LE GRAZIE OPERA DI UGO FOSCOLO

LE GRAZIE OPERA DI UGO FOSCOLO


Opera frammentaria, episodica, aperta: il filo ideale che collega i diversi episodi è tenue.  Dedica al Canova, supremo rappresentante dell’arte neoclassica: suggerisce implicitamente un rapporto molto stretto tra poesia (la melodiosa armonia pittrice) e arti figurative e plastiche.

Tre inni – Le Grazie simboleggiano la bellezza che consola e ingentilisce la vita, tramite l’armonia

  • a Venere: nascita in Grecia delle Grazie ed effetti benefici apportati – gli uomini superano lo stato ferino e si dedicano alle arti – la Bellezza rende gli uomini civili
  • a Vesta, dea del focolare: trasferimento delle Grazie dalla Grecia all’Italia – la scena si trasferisce a Firenze in età moderna dove tre sacerdotesse, tre donne care a Foscolo, sono ministre del culto per la poesia, la musica e la danza – L’Italia ha raccolto l’eredità del mondo antico
  • a Pallade: la scena si trasferisce nella favolosa Atlantide dove le Grazie si rifugiano per sfuggire alle brutture del mondo, rappresentate dalla guerra napoleonica. Nella reggia, viene intessuto un velo per proteggere le Grazie dalle passioni e dai turbamenti degli uomini. Esaltazione della funzione liberatrice e rasserenatrice dell’arte, che ci libera dalle passioni (immagine del velo già presente nei Sepolcri associata alla poesia del Petrarca). Il velo (la poesia) serve infatti a salvaguardare le Grazie (cioè la bellezza) che sono perseguitate da Amore (le passioni). Le scene raffigurate sul velo costituiscono una allegoria complessa: l’arte è consolazione per l’inesorabile scorrere del tempo (funzione eternatrice), attraverso l’armonia i valori estetici si fondono con quelli etici (pietà filiale, amore coniugale, amor patrio) . L’arte nelle sue varie forme, musica, scultura, pittura, poesia, tende a comporre le disarmonie

Il trasferimento nel mondo del mito non è totalizzante al punto da escludere l’esperienza storica, come la malinconica consapevolezza del passare della giovinezza raffigurata  sul velo delle Grazie.
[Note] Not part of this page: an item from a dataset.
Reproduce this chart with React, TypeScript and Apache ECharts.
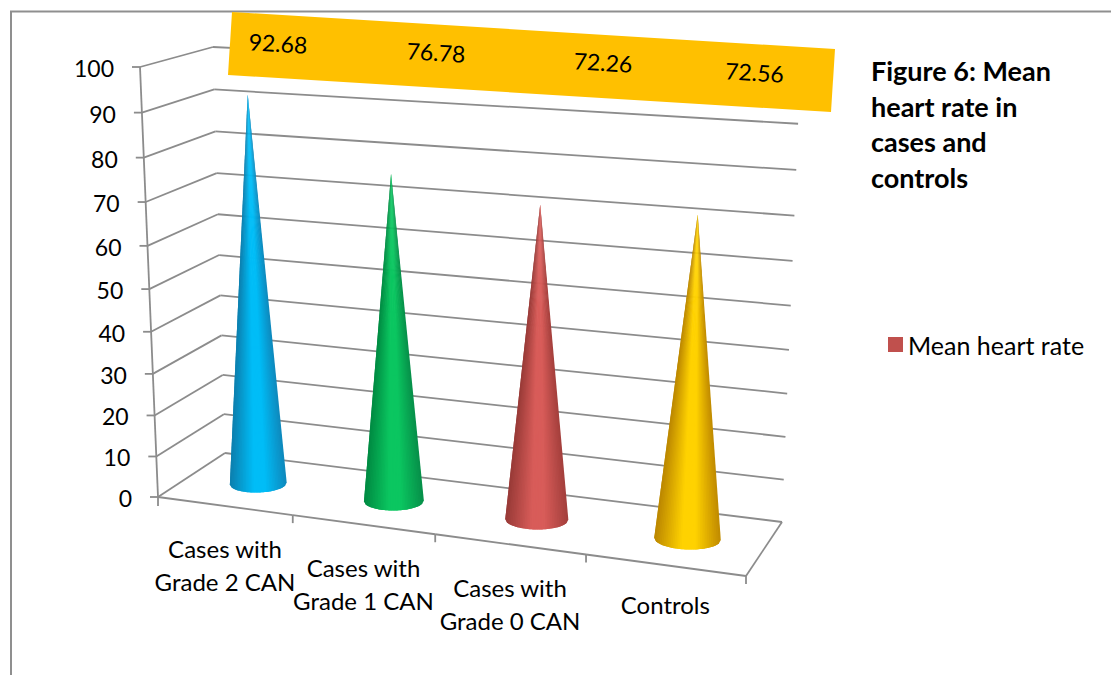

Secondo il critico Bezzola, Le Grazie sono opera di valore non omogeneo, dove il Foscolo raggiunge gli esiti poetici più alti, ma anche, in molte altre parti, un manierismo, un classicismo forzato al di là del necessario che testimoniano “l’impossibilità di andare avanti a fare poesia secondo il gusto e gli stilemi e i dettami del neoclassicismo, e difatti segnano il malinconico e definitivo addio del Foscolo alla grande lirica. Il Manzoni se ne era già accorto fin dal 1809 dopo stampata l’Urania,; il Monti non se ne accorgerà neppure nel 1925/26, col Sermone sulla mitologia”.

In questo senso l’incompiutezza delle Grazie può essere letta, più di ogni altro elemento della produzione foscoliana, come testimonianza di quanto l’autore appartenga ad una fase di transizione dall’esperienza illuministica a quella romantica.